On the other hand, my professional commitment is to advance the field of American religious history, and that involves doing a lot of stuff which interests “the public” not at all. And why should it? Other fields have legions of folks who do specialized work, and then a few who translate the cutting edge of that work into something comprehensible for the rest of us. So if I want to know about something in physics, I’ll read something by Stephen Weinberg in the New York Review of Books, or Steven Pinker in psychology, or Peter Brown in the history of Late Antiquity. I expect them to take esoteric findings and communicate them to me in a way I can understand. And why should historians not operate along those lines. I doubt very many people in the public will read Michael O’Brien’s two volume over one-thousand page study of intellectuals in the Old South, or last year’s Bancroft-prize winning book from Yale on the Comanche Empire. But I expect these cutting-edge findings eventually will find their way into works that will be disseminated more to a public, and I see no reason why we should place some expectation that scholarly books must always necessarily find a huge public and express disappointment when they don’t.
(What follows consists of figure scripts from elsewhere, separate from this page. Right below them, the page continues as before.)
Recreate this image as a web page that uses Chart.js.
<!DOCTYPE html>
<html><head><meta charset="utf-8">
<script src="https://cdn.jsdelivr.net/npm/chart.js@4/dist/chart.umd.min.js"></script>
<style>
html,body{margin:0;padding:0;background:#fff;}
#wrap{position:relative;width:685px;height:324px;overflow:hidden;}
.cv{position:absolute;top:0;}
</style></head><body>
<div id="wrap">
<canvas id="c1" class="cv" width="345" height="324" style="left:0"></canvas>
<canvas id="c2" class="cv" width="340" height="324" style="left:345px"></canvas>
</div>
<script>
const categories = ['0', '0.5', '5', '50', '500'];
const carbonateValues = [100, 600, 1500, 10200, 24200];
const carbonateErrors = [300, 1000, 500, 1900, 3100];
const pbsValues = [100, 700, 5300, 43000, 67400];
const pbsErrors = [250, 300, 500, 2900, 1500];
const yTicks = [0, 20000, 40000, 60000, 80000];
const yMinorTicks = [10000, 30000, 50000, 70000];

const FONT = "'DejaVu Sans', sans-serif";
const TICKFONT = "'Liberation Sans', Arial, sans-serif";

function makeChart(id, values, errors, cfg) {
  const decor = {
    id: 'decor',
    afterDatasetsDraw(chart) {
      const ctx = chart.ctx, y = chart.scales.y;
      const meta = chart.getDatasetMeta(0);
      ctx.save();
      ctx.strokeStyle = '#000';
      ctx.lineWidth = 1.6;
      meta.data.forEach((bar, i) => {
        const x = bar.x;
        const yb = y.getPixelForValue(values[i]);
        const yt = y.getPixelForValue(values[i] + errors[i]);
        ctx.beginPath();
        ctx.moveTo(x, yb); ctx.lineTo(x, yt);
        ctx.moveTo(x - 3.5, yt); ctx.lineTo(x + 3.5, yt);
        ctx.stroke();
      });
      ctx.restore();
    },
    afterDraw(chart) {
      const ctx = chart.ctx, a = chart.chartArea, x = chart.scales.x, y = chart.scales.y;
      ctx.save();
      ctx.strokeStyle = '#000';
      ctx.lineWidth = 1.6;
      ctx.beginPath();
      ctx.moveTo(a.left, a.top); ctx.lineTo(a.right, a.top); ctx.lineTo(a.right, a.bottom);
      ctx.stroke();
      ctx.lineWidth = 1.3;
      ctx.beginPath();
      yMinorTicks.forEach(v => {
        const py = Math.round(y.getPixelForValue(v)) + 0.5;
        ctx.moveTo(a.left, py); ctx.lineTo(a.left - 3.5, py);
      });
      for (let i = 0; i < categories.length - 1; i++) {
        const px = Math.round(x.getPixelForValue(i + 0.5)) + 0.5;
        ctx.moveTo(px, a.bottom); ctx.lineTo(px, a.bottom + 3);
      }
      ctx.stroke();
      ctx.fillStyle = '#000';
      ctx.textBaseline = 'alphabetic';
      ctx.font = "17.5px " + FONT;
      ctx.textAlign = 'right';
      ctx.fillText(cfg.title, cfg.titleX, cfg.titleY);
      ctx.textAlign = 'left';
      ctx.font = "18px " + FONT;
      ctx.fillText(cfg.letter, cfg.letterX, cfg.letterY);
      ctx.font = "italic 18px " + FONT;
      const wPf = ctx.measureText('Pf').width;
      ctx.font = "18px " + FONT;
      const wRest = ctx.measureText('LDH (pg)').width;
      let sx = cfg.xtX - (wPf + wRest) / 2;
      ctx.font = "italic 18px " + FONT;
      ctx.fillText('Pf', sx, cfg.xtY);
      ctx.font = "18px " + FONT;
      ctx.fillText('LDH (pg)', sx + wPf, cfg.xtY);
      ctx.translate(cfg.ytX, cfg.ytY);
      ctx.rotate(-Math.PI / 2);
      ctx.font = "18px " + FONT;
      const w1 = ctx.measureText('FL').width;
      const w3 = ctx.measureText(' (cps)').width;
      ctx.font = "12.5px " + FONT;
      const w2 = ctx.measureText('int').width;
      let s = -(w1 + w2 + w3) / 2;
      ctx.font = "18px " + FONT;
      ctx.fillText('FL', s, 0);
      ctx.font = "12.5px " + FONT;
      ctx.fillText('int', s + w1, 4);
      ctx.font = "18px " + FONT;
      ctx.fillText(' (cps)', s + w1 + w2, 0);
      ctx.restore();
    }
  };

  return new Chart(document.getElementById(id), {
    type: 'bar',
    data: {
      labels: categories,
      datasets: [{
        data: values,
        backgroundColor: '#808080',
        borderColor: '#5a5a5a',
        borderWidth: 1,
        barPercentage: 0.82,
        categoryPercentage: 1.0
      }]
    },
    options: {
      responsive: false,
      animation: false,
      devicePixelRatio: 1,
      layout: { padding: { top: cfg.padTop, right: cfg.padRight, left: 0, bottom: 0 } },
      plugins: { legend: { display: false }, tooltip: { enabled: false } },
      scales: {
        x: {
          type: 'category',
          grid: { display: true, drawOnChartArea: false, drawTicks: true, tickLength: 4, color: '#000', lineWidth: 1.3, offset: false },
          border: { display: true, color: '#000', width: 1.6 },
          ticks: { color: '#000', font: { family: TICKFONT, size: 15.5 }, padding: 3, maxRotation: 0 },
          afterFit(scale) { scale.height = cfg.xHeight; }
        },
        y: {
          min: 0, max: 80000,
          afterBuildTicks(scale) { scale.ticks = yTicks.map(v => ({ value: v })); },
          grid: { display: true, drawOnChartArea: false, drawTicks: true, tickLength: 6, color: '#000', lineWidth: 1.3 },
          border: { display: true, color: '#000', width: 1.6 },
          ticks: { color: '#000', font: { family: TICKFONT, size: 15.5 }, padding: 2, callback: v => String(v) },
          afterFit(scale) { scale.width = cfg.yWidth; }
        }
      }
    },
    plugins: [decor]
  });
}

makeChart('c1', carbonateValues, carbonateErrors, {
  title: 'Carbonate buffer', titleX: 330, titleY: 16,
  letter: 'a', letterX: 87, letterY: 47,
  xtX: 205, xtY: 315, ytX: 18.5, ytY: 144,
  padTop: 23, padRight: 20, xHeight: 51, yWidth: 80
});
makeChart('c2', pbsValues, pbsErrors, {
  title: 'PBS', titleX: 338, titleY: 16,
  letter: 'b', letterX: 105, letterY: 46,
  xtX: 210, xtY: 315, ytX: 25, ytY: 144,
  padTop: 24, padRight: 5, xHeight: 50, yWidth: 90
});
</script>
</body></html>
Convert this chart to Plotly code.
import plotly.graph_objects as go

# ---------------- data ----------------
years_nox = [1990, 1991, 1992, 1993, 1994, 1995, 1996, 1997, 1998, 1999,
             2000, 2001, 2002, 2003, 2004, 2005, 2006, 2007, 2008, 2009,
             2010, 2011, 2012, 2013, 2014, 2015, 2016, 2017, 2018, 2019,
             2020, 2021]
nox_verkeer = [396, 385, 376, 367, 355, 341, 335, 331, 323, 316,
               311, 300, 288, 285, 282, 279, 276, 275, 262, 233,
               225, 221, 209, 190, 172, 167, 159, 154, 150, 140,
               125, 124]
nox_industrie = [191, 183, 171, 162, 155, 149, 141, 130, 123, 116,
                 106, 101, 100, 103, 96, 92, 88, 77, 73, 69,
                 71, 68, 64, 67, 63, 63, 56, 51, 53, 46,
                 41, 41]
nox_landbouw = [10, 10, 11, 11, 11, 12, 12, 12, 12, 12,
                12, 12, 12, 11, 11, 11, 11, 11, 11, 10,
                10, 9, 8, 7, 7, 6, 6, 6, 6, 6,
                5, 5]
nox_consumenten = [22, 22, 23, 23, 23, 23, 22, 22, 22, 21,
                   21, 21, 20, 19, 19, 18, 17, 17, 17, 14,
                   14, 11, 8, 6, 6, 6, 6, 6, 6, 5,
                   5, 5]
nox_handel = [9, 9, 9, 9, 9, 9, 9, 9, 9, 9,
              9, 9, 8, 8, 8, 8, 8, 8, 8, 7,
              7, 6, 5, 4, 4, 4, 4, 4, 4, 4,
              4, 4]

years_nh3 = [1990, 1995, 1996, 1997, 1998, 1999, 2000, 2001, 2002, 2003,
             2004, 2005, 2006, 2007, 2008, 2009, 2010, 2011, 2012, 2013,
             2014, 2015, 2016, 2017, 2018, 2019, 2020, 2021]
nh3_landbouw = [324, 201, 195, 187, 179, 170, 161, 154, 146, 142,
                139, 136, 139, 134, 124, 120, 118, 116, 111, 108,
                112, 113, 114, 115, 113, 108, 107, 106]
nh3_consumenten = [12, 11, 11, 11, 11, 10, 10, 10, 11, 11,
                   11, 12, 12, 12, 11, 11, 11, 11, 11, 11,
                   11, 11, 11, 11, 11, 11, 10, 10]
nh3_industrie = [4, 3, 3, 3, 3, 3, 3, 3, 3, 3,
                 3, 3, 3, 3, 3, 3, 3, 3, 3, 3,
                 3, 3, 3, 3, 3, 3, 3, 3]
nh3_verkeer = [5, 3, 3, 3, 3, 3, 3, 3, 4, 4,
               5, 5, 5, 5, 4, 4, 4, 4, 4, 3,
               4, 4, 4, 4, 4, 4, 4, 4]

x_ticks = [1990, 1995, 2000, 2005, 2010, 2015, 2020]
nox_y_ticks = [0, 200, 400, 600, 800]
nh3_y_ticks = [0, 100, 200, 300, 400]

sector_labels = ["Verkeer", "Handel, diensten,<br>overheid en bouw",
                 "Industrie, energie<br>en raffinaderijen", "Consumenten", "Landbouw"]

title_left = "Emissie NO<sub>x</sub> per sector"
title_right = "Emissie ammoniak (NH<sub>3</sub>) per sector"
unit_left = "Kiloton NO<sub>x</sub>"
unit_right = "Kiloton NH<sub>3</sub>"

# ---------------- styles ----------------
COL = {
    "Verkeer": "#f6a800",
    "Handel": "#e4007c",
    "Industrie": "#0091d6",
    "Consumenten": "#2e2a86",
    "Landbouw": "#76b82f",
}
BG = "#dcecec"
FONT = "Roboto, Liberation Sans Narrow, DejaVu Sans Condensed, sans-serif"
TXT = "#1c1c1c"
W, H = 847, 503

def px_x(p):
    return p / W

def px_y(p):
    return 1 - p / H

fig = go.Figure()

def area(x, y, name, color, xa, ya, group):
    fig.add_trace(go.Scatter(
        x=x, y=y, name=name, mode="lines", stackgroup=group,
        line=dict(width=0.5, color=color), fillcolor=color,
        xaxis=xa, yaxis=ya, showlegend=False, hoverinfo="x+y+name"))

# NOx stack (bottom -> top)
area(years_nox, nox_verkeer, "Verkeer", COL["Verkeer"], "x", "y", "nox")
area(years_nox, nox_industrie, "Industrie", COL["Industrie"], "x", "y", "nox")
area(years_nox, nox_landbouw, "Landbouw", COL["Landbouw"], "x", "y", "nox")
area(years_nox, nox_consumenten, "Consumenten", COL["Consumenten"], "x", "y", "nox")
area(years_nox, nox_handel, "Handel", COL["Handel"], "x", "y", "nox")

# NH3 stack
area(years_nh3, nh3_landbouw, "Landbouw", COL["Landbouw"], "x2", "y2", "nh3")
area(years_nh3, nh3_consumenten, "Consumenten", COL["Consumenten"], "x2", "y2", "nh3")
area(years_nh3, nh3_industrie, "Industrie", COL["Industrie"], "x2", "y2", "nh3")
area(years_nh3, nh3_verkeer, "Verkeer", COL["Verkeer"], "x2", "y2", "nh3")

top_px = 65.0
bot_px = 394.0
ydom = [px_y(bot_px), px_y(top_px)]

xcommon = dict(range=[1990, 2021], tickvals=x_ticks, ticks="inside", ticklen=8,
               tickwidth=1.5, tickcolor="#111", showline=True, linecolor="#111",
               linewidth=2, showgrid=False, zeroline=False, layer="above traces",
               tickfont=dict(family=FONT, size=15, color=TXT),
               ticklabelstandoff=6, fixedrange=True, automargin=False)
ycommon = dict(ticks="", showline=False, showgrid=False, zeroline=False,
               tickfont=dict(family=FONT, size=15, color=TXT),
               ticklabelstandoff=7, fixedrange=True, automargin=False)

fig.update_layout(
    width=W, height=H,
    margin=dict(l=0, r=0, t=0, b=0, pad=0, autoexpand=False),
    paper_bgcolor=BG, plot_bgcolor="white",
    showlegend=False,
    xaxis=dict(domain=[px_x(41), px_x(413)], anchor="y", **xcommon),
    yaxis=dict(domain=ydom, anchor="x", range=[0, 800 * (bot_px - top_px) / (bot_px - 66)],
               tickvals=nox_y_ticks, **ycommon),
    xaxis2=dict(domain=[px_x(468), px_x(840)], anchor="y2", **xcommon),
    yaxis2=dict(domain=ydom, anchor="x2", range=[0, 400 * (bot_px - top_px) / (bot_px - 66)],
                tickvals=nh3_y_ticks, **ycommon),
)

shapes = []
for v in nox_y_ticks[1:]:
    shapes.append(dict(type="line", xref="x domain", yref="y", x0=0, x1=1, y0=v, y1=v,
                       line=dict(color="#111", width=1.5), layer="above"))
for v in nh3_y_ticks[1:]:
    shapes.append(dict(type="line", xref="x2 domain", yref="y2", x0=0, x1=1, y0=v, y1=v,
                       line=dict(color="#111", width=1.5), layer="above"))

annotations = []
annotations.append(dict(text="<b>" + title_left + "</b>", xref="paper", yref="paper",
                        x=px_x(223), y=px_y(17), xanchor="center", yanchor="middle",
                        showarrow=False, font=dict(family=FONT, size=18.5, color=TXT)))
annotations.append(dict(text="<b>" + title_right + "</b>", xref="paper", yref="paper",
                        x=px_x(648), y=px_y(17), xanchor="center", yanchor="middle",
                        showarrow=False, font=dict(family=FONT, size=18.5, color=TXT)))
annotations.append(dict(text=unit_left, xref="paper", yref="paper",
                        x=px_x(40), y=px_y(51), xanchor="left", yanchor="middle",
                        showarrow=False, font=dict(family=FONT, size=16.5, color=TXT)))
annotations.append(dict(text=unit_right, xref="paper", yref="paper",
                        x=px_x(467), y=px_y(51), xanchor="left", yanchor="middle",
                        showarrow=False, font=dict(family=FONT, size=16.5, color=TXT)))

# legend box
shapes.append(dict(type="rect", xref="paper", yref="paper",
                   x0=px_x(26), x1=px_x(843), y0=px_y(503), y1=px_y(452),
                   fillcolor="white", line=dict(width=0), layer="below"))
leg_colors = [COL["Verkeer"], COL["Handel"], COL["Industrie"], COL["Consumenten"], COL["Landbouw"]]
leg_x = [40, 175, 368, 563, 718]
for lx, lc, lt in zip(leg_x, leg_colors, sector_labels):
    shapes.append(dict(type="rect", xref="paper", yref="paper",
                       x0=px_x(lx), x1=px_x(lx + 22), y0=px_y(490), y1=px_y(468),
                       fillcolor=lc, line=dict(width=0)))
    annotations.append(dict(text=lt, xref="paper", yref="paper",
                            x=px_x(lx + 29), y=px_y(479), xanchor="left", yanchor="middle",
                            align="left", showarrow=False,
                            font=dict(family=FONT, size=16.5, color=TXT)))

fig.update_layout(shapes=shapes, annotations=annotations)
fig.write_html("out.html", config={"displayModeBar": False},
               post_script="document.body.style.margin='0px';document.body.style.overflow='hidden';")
I doubt very many people in "the public" ever read Perry Miller's New England Mind, all glorious 2 volumes of it, but so what? Fields advance when esoteric discussions occur between specialists who really have devoted years of research to a subject, and can establish a paradigm that can then get translated into a work meant more for a general public. History is a big tent; there is plenty of room for the esoteric works, and the people who tell us what all those esoteric works actually mean once all their findings have been digested.